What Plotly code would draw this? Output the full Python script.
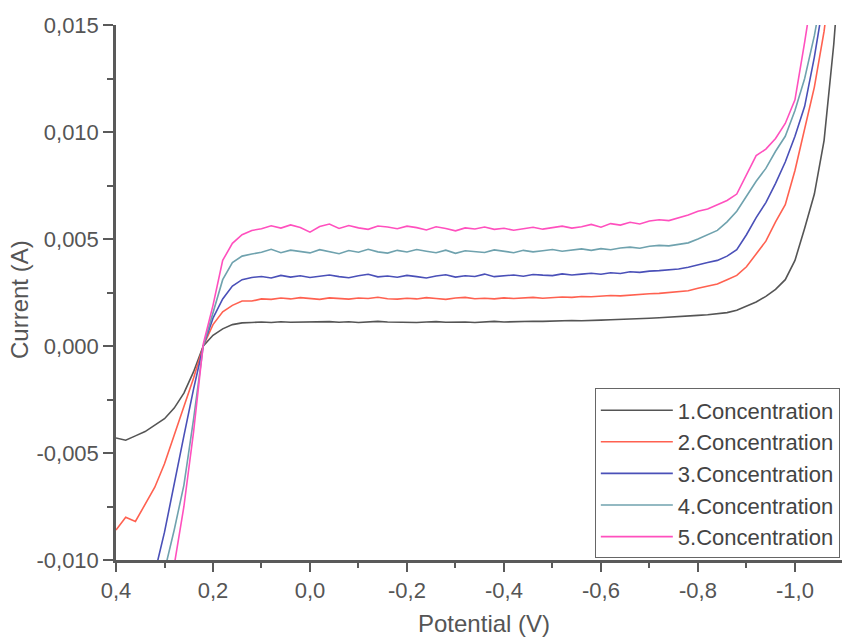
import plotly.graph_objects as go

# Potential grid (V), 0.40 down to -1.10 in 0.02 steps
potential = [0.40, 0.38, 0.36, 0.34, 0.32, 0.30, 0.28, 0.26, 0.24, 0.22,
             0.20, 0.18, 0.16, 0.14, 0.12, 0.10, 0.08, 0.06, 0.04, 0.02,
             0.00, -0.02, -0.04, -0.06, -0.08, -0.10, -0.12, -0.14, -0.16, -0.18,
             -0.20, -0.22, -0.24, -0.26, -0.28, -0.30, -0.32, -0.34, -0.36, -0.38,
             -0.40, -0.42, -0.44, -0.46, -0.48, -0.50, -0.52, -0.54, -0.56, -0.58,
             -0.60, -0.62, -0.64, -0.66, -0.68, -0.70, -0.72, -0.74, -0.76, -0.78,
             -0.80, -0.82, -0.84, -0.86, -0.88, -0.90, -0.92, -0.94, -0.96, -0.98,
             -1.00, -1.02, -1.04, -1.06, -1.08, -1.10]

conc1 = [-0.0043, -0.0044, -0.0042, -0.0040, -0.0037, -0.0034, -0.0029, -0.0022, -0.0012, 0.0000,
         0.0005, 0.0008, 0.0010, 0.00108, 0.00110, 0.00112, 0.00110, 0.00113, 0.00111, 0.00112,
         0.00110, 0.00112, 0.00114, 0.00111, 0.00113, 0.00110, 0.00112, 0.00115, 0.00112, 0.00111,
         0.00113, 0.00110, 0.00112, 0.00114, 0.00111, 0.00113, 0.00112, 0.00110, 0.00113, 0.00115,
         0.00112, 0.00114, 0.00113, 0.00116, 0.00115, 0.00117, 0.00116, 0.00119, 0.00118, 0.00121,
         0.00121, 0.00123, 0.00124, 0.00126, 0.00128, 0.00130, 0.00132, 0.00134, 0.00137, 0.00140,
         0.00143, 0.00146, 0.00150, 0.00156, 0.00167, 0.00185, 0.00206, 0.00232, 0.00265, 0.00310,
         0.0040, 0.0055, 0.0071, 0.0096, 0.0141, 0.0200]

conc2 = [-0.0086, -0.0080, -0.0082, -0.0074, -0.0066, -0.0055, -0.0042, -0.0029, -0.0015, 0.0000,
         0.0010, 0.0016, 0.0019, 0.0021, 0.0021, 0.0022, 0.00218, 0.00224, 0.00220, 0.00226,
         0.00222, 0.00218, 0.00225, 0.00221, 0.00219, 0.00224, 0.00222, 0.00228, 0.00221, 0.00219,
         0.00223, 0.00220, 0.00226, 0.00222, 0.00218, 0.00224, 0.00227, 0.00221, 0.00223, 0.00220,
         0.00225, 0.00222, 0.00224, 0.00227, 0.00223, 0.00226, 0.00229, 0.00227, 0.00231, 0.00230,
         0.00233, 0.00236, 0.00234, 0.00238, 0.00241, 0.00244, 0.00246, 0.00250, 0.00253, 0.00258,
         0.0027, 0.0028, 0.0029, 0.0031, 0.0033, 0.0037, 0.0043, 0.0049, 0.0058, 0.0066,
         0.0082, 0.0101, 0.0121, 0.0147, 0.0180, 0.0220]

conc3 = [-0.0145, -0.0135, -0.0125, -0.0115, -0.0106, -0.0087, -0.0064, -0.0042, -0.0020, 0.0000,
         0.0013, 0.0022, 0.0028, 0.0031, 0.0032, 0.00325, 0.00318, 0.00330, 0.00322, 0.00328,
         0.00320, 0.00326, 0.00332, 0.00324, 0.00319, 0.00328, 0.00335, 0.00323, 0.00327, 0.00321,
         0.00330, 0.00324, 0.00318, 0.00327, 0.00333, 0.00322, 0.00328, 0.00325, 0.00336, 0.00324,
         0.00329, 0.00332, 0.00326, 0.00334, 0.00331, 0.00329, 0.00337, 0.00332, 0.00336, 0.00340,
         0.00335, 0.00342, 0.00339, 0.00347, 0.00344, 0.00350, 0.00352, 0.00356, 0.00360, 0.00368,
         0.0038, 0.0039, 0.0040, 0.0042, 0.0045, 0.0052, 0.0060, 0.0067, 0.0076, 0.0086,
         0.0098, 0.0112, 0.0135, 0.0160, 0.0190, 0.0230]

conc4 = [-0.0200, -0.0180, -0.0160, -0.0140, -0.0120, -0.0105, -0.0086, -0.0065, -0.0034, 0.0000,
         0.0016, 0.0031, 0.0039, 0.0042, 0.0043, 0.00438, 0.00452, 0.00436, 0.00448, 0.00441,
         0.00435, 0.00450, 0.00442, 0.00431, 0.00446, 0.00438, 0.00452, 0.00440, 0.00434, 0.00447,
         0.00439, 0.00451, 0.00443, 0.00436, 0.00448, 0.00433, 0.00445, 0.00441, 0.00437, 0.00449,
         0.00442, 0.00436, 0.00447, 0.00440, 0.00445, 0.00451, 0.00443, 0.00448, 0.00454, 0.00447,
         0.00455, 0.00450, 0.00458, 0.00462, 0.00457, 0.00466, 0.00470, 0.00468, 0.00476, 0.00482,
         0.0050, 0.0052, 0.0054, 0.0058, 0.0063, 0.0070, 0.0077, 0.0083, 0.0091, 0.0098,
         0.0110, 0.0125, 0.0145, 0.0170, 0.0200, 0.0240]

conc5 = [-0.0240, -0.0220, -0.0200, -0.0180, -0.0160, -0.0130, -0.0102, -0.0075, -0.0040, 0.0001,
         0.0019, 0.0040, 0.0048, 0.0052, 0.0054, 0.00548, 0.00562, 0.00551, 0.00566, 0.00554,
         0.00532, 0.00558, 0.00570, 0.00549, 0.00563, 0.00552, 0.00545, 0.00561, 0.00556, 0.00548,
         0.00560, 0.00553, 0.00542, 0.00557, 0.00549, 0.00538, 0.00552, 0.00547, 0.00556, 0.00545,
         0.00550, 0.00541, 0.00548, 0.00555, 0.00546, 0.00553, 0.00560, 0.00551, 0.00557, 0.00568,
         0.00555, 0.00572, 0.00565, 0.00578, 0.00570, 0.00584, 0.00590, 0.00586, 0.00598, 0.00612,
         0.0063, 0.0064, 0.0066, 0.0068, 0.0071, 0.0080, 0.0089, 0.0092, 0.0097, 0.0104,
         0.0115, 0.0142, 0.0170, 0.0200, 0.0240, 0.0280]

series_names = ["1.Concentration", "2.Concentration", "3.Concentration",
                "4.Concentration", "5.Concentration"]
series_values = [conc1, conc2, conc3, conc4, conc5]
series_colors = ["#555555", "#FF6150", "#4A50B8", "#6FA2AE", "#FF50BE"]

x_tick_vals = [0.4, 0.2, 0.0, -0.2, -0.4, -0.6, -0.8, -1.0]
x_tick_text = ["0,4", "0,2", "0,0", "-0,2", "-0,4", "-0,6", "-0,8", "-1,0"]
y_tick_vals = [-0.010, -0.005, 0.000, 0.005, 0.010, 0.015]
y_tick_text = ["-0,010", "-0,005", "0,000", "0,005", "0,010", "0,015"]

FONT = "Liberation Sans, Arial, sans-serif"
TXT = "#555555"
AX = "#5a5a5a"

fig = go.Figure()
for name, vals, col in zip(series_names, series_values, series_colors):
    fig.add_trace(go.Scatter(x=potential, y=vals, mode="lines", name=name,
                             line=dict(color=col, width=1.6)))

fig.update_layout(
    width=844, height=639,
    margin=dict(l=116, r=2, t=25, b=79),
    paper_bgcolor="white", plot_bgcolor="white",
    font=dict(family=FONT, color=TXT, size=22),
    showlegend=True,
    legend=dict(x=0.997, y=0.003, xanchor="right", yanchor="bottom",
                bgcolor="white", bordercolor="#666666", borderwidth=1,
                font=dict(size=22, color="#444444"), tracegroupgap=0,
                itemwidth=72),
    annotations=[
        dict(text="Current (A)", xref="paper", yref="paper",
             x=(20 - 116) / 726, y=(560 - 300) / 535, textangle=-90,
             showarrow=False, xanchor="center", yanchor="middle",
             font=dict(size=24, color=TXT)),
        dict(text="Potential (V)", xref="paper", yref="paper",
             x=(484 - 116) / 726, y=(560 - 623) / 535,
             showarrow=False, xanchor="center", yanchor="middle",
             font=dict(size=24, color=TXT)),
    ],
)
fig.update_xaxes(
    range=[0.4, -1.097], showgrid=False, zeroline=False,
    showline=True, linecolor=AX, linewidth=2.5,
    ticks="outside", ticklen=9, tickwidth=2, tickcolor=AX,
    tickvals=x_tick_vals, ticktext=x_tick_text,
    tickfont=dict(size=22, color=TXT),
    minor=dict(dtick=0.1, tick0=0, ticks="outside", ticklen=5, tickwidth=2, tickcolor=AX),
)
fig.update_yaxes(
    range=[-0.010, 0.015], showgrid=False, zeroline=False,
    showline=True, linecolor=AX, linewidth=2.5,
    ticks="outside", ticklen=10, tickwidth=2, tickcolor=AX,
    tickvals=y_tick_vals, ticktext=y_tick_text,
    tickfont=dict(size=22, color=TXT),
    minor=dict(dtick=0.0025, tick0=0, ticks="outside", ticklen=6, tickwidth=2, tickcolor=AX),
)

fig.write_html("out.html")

▬▬▬

[What is needed]: Copy nothing but the lines from the first one in the listing through the line with "-1.00, -1.02, -1.04, -1.06, -1.08, -1.10]", and omit the pictures.

[Answer below]:
What Plotly code would draw this? Output the full Python script.
import plotly.graph_objects as go

# Potential grid (V), 0.40 down to -1.10 in 0.02 steps
potential = [0.40, 0.38, 0.36, 0.34, 0.32, 0.30, 0.28, 0.26, 0.24, 0.22,
             0.20, 0.18, 0.16, 0.14, 0.12, 0.10, 0.08, 0.06, 0.04, 0.02,
             0.00, -0.02, -0.04, -0.06, -0.08, -0.10, -0.12, -0.14, -0.16, -0.18,
             -0.20, -0.22, -0.24, -0.26, -0.28, -0.30, -0.32, -0.34, -0.36, -0.38,
             -0.40, -0.42, -0.44, -0.46, -0.48, -0.50, -0.52, -0.54, -0.56, -0.58,
             -0.60, -0.62, -0.64, -0.66, -0.68, -0.70, -0.72, -0.74, -0.76, -0.78,
             -0.80, -0.82, -0.84, -0.86, -0.88, -0.90, -0.92, -0.94, -0.96, -0.98,
             -1.00, -1.02, -1.04, -1.06, -1.08, -1.10]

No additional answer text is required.